### JOB
Output exactly the lines from the line containing "Emit a LaTeX" through the line containing "(R3.west) -- (L3.east);", inclusive, and omit any pictures.

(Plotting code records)
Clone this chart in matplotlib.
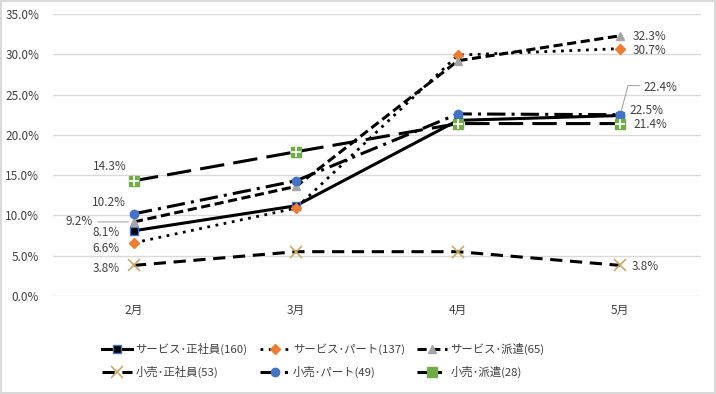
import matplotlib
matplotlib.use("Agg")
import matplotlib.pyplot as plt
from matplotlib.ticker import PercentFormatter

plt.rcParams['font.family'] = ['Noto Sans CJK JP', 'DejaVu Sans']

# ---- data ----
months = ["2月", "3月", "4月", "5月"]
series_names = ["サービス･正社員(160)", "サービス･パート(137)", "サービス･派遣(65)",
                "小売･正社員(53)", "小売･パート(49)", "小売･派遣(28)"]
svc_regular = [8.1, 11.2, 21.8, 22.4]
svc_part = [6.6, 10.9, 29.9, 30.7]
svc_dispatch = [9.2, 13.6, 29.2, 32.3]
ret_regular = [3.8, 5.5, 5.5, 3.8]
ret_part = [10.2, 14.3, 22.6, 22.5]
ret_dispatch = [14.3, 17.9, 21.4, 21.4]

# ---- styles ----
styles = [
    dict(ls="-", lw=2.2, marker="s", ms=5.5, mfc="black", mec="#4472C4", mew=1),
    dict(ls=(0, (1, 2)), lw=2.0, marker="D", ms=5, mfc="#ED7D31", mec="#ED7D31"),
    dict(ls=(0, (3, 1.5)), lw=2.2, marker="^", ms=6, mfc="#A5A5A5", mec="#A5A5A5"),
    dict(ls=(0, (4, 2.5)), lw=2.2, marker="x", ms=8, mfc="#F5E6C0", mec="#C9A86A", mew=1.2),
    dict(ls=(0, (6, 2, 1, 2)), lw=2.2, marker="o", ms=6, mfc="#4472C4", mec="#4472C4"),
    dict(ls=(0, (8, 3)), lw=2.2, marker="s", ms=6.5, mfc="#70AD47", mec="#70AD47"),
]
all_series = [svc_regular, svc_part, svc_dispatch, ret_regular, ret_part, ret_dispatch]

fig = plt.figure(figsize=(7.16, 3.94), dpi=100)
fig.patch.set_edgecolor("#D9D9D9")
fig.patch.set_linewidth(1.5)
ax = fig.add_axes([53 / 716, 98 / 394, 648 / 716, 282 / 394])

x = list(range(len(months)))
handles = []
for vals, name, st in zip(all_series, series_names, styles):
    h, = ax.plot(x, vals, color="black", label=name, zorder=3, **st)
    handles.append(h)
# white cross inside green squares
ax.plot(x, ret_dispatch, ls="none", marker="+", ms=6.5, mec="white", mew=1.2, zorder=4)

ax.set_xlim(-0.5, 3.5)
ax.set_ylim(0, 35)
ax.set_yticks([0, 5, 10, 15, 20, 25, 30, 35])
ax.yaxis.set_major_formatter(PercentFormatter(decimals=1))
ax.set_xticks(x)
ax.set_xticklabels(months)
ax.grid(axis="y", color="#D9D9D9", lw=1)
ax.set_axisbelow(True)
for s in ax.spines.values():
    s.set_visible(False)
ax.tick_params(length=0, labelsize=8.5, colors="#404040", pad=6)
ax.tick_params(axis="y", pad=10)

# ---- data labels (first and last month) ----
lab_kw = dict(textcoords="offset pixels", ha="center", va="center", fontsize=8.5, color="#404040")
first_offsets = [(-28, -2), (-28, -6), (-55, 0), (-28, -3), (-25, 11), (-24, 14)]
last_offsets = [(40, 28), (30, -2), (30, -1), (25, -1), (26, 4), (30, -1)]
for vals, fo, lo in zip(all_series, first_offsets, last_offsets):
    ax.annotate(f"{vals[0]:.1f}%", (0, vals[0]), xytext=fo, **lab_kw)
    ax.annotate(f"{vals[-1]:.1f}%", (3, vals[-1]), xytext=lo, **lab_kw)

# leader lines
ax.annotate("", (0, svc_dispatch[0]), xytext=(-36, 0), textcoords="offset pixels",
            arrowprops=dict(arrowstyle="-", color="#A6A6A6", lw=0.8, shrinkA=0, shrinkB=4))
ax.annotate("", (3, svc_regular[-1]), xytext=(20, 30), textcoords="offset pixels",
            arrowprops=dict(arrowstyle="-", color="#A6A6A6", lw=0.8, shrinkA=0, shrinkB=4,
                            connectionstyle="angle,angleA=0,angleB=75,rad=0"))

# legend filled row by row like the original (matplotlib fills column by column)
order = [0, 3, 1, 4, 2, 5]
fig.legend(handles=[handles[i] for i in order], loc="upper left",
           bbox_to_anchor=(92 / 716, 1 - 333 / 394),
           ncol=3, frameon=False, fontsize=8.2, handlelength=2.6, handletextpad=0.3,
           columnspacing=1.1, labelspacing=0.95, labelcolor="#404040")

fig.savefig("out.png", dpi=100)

==

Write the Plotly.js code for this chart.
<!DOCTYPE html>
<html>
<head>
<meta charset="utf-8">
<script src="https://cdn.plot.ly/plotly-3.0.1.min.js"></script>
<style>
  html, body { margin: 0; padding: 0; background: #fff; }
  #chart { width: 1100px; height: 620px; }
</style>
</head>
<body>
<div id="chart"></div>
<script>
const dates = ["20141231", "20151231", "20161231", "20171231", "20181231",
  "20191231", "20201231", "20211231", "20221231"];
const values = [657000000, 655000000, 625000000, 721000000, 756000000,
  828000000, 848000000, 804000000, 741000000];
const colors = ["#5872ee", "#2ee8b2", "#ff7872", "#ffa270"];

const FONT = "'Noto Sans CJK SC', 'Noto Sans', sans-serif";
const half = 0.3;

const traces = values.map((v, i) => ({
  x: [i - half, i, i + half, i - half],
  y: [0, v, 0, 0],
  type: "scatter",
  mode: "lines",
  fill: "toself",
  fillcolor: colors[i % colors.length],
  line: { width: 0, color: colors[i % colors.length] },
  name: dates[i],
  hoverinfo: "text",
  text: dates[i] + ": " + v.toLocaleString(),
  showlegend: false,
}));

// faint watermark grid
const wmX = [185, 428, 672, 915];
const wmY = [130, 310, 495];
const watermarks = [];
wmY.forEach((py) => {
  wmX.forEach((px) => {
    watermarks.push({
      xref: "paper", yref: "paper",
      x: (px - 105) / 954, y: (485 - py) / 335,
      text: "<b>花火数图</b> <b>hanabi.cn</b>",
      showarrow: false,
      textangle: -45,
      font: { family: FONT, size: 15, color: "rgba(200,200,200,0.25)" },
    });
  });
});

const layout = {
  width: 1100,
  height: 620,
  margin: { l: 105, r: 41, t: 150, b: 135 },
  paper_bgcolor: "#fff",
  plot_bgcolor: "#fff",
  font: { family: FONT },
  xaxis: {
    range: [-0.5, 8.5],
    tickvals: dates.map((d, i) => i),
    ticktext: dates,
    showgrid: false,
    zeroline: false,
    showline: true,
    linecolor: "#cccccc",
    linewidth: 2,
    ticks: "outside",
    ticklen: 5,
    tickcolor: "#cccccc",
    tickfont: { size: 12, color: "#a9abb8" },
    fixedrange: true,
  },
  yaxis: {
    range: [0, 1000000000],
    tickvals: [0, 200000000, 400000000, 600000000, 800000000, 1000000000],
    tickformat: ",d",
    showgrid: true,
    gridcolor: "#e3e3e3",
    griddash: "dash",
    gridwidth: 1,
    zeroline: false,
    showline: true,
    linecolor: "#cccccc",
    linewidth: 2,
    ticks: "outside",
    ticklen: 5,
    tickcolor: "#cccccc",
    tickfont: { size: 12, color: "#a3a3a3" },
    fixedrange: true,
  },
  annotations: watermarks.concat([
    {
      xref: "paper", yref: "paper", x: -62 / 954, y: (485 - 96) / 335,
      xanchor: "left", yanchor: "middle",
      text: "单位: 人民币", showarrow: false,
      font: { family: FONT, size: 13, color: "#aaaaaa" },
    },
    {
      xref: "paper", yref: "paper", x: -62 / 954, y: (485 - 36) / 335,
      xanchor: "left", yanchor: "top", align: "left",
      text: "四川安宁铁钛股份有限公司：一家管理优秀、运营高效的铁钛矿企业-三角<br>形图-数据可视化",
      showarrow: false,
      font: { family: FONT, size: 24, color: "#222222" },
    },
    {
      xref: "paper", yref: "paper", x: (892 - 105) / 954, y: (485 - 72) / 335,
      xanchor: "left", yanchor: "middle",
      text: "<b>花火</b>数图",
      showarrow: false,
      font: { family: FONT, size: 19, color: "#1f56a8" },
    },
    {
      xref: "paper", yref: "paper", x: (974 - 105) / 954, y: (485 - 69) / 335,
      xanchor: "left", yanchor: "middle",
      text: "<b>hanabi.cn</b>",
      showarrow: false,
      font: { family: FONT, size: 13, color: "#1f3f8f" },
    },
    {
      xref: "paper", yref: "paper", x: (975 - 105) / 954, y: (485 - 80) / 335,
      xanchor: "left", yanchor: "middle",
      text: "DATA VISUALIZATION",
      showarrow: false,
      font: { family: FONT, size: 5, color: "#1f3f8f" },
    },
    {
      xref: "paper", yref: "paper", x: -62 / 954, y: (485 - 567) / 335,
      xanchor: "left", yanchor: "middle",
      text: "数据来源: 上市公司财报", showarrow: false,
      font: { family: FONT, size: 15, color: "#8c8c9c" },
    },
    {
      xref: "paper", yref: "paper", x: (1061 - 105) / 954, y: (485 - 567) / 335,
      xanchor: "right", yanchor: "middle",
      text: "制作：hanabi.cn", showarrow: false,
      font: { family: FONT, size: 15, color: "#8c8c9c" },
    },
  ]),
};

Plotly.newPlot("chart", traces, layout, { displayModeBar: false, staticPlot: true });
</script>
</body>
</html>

* * *

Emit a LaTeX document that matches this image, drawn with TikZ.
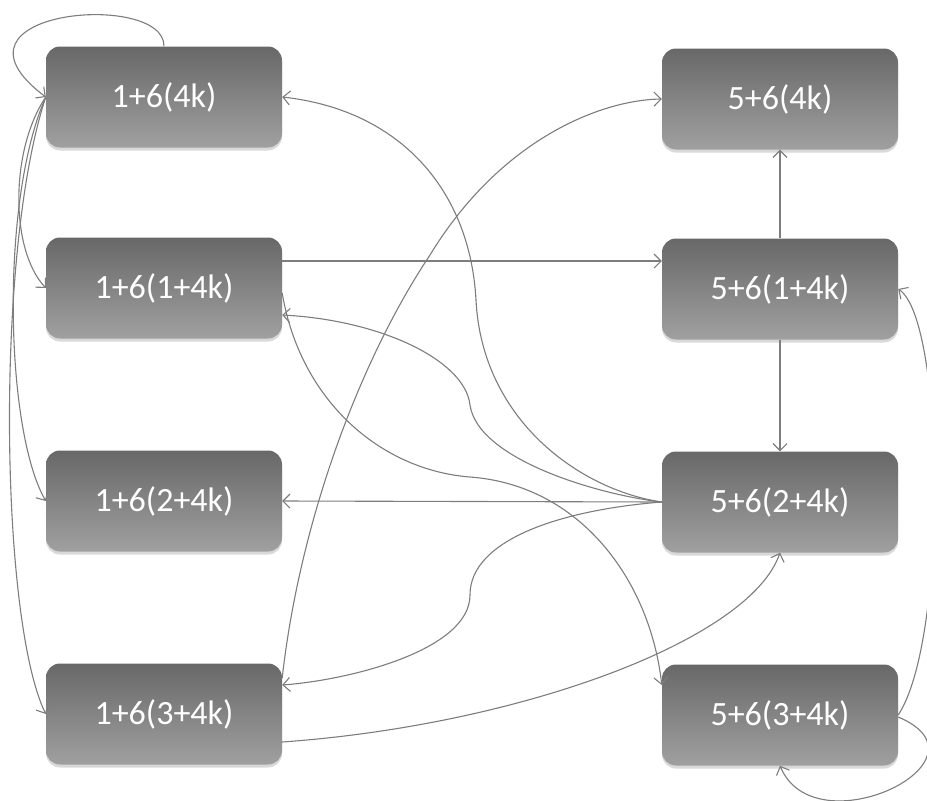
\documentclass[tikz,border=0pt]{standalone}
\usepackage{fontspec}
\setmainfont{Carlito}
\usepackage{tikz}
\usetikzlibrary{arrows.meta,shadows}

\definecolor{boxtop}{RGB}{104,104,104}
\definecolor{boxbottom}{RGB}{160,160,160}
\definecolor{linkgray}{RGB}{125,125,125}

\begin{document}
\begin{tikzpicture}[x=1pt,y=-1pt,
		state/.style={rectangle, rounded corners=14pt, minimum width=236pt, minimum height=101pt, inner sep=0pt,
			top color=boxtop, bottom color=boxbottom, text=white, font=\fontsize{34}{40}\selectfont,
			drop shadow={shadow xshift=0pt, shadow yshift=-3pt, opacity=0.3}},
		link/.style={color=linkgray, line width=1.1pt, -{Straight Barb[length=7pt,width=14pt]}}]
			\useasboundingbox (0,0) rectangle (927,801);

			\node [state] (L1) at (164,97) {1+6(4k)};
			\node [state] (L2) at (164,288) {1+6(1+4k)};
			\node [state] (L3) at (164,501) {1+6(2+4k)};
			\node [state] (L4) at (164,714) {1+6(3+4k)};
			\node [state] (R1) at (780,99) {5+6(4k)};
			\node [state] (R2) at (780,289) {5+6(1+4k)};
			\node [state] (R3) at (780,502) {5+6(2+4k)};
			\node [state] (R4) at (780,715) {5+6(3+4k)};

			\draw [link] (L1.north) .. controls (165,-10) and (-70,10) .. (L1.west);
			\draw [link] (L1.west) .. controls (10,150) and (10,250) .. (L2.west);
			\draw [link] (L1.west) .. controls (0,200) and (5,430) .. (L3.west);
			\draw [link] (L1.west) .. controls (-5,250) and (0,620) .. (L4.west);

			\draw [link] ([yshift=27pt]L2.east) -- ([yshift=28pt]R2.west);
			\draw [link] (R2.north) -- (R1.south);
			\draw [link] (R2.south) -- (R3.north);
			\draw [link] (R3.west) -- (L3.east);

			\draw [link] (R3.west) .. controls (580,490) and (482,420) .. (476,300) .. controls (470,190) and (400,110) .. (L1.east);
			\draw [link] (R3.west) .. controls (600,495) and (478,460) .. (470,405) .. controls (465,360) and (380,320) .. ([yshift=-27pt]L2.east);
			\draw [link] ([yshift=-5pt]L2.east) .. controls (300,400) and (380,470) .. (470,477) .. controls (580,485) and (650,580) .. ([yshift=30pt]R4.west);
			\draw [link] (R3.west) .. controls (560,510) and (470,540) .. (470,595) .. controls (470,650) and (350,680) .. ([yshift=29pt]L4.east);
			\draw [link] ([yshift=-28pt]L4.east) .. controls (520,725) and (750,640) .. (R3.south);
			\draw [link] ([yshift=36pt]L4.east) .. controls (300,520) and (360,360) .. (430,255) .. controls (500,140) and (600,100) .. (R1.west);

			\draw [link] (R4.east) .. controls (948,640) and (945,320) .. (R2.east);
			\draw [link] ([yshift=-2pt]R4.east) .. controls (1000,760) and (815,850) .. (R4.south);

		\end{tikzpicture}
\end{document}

### WORKED SOLUTION
Emit a LaTeX document that matches this image, drawn with TikZ.
\documentclass[tikz,border=0pt]{standalone}
\usepackage{fontspec}
\setmainfont{Carlito}
\usepackage{tikz}
\usetikzlibrary{arrows.meta,shadows}

\definecolor{boxtop}{RGB}{104,104,104}
\definecolor{boxbottom}{RGB}{160,160,160}
\definecolor{linkgray}{RGB}{125,125,125}

\begin{document}
\begin{tikzpicture}[x=1pt,y=-1pt,
		state/.style={rectangle, rounded corners=14pt, minimum width=236pt, minimum height=101pt, inner sep=0pt,
			top color=boxtop, bottom color=boxbottom, text=white, font=\fontsize{34}{40}\selectfont,
			drop shadow={shadow xshift=0pt, shadow yshift=-3pt, opacity=0.3}},
		link/.style={color=linkgray, line width=1.1pt, -{Straight Barb[length=7pt,width=14pt]}}]
			\useasboundingbox (0,0) rectangle (927,801);

			\node [state] (L1) at (164,97) {1+6(4k)};
			\node [state] (L2) at (164,288) {1+6(1+4k)};
			\node [state] (L3) at (164,501) {1+6(2+4k)};
			\node [state] (L4) at (164,714) {1+6(3+4k)};
			\node [state] (R1) at (780,99) {5+6(4k)};
			\node [state] (R2) at (780,289) {5+6(1+4k)};
			\node [state] (R3) at (780,502) {5+6(2+4k)};
			\node [state] (R4) at (780,715) {5+6(3+4k)};

			\draw [link] (L1.north) .. controls (165,-10) and (-70,10) .. (L1.west);
			\draw [link] (L1.west) .. controls (10,150) and (10,250) .. (L2.west);
			\draw [link] (L1.west) .. controls (0,200) and (5,430) .. (L3.west);
			\draw [link] (L1.west) .. controls (-5,250) and (0,620) .. (L4.west);

			\draw [link] ([yshift=27pt]L2.east) -- ([yshift=28pt]R2.west);
			\draw [link] (R2.north) -- (R1.south);
			\draw [link] (R2.south) -- (R3.north);
			\draw [link] (R3.west) -- (L3.east);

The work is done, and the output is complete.